• **Short problem**
Copy out each line of the listing that has the word "this" in it.

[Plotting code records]
┌──

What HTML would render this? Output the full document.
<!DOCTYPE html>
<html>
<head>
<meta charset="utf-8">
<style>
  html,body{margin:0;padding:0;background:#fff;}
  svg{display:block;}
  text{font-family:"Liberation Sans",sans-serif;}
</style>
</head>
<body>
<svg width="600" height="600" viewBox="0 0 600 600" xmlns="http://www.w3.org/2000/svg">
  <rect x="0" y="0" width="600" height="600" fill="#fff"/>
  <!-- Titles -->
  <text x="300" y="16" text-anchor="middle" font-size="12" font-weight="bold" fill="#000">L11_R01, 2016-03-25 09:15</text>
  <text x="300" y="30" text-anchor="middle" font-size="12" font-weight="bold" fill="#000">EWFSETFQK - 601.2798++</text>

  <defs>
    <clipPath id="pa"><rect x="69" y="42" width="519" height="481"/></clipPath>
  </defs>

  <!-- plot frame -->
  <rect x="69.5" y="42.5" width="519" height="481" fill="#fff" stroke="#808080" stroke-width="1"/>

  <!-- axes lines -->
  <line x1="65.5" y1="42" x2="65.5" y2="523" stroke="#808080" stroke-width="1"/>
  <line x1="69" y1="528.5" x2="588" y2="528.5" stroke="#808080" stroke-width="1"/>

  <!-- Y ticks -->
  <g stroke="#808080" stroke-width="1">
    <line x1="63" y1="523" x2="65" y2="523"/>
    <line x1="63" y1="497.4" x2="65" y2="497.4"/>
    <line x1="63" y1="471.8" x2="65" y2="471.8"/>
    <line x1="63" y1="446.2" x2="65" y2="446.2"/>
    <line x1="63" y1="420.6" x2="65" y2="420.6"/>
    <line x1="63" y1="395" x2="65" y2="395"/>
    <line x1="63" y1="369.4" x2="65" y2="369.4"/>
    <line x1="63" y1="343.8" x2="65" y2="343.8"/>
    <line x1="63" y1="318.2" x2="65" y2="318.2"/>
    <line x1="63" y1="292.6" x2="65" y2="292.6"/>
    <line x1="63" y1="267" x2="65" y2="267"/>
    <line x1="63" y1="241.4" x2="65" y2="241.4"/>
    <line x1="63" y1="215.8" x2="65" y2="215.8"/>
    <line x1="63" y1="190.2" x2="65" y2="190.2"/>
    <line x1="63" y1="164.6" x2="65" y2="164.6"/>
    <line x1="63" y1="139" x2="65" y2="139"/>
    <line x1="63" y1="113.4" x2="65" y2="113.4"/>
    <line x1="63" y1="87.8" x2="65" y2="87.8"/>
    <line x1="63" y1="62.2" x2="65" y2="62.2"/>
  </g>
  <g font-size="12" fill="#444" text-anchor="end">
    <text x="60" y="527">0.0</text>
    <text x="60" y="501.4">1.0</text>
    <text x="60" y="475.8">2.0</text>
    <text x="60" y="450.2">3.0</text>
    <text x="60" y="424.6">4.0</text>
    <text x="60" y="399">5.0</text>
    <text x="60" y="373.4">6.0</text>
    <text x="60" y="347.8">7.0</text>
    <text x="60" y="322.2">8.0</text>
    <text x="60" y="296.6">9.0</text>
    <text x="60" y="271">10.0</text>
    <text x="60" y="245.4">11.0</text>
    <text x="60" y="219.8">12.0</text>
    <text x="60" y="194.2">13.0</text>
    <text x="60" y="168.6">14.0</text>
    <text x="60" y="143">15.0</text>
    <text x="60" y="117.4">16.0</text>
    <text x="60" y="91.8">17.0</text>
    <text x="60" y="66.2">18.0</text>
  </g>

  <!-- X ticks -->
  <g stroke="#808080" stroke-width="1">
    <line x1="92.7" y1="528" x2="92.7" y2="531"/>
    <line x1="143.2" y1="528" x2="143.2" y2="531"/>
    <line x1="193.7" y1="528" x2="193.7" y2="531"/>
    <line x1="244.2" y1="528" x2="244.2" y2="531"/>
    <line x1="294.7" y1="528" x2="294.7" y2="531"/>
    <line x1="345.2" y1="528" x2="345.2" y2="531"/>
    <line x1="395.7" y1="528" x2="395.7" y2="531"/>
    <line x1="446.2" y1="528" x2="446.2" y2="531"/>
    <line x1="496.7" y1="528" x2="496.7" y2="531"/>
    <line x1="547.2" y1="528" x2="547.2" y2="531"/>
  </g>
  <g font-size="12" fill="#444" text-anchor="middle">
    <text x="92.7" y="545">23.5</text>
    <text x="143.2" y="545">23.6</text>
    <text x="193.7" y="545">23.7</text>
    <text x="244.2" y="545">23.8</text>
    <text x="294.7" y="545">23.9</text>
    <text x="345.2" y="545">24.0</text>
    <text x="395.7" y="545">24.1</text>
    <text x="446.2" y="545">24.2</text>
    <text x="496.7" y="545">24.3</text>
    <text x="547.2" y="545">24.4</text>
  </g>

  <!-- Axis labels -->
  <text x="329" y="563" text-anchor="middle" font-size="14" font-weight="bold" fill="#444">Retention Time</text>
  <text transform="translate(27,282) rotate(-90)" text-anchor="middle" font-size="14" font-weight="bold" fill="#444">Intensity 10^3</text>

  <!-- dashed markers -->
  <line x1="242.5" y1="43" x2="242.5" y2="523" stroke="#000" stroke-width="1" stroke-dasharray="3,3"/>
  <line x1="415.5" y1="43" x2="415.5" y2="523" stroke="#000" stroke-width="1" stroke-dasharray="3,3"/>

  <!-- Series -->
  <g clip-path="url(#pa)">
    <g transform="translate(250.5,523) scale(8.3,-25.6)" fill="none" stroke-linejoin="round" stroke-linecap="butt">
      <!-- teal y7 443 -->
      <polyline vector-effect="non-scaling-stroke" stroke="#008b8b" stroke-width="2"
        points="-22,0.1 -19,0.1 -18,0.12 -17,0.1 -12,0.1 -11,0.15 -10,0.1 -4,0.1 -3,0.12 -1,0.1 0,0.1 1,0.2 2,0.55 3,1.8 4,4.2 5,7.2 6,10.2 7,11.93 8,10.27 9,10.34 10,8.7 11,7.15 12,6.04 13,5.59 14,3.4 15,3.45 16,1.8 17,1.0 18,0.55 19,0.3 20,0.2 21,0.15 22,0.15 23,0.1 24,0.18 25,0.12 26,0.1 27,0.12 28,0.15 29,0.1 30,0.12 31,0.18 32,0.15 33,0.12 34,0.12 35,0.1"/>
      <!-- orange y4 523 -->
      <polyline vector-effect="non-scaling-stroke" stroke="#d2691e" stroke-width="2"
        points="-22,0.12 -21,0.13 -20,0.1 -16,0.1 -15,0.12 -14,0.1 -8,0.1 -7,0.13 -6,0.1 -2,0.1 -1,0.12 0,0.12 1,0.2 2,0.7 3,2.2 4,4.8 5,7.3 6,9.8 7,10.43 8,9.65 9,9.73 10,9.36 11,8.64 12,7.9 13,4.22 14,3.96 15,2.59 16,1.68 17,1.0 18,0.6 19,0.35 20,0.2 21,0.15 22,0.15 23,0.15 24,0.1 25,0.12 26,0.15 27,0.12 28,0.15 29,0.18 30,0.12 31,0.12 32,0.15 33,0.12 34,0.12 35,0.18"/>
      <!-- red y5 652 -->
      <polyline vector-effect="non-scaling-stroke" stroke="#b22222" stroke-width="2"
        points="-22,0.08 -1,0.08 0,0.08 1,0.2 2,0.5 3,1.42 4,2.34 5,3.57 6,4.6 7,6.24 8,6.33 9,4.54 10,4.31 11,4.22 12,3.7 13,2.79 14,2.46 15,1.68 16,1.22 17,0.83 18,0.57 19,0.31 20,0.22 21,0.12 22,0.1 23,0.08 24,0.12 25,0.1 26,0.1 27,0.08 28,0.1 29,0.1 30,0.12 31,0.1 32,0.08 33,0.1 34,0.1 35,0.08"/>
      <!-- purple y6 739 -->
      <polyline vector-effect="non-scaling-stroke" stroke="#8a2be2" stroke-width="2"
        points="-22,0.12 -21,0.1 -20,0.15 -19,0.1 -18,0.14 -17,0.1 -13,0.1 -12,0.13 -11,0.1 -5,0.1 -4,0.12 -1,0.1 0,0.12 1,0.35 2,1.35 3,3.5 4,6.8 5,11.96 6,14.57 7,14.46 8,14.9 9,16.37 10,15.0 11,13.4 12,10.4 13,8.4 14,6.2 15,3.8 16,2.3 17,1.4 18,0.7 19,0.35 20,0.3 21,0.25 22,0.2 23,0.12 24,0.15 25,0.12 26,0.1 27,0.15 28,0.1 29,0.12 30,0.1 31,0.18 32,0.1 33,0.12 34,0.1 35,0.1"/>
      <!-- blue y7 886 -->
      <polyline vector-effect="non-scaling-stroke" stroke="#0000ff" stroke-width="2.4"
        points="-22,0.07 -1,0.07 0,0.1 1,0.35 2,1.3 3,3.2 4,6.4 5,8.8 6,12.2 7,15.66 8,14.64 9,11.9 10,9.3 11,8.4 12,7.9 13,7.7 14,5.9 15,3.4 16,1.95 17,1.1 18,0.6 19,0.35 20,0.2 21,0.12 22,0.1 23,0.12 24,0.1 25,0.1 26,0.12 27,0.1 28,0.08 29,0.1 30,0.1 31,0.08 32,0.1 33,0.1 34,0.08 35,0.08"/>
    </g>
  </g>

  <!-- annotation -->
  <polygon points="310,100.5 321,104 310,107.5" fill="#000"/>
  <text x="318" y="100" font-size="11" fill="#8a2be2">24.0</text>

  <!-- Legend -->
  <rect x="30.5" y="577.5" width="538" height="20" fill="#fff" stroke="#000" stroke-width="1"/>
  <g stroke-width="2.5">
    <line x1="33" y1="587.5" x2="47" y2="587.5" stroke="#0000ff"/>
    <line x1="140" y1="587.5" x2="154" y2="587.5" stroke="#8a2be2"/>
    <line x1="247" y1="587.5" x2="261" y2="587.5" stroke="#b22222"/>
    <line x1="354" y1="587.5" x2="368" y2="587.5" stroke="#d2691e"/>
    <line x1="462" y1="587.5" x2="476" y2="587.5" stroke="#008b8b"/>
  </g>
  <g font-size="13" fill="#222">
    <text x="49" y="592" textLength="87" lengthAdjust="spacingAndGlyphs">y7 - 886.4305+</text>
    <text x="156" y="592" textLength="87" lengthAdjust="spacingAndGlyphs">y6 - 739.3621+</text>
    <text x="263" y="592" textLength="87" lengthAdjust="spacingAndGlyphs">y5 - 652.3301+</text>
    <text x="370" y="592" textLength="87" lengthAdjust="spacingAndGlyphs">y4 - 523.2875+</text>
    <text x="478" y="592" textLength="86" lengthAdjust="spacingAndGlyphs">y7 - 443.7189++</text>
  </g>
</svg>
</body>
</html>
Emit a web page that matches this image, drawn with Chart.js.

└──

• **Correct response**
What HTML would render this? Output the full document.
Emit a web page that matches this image, drawn with Chart.js.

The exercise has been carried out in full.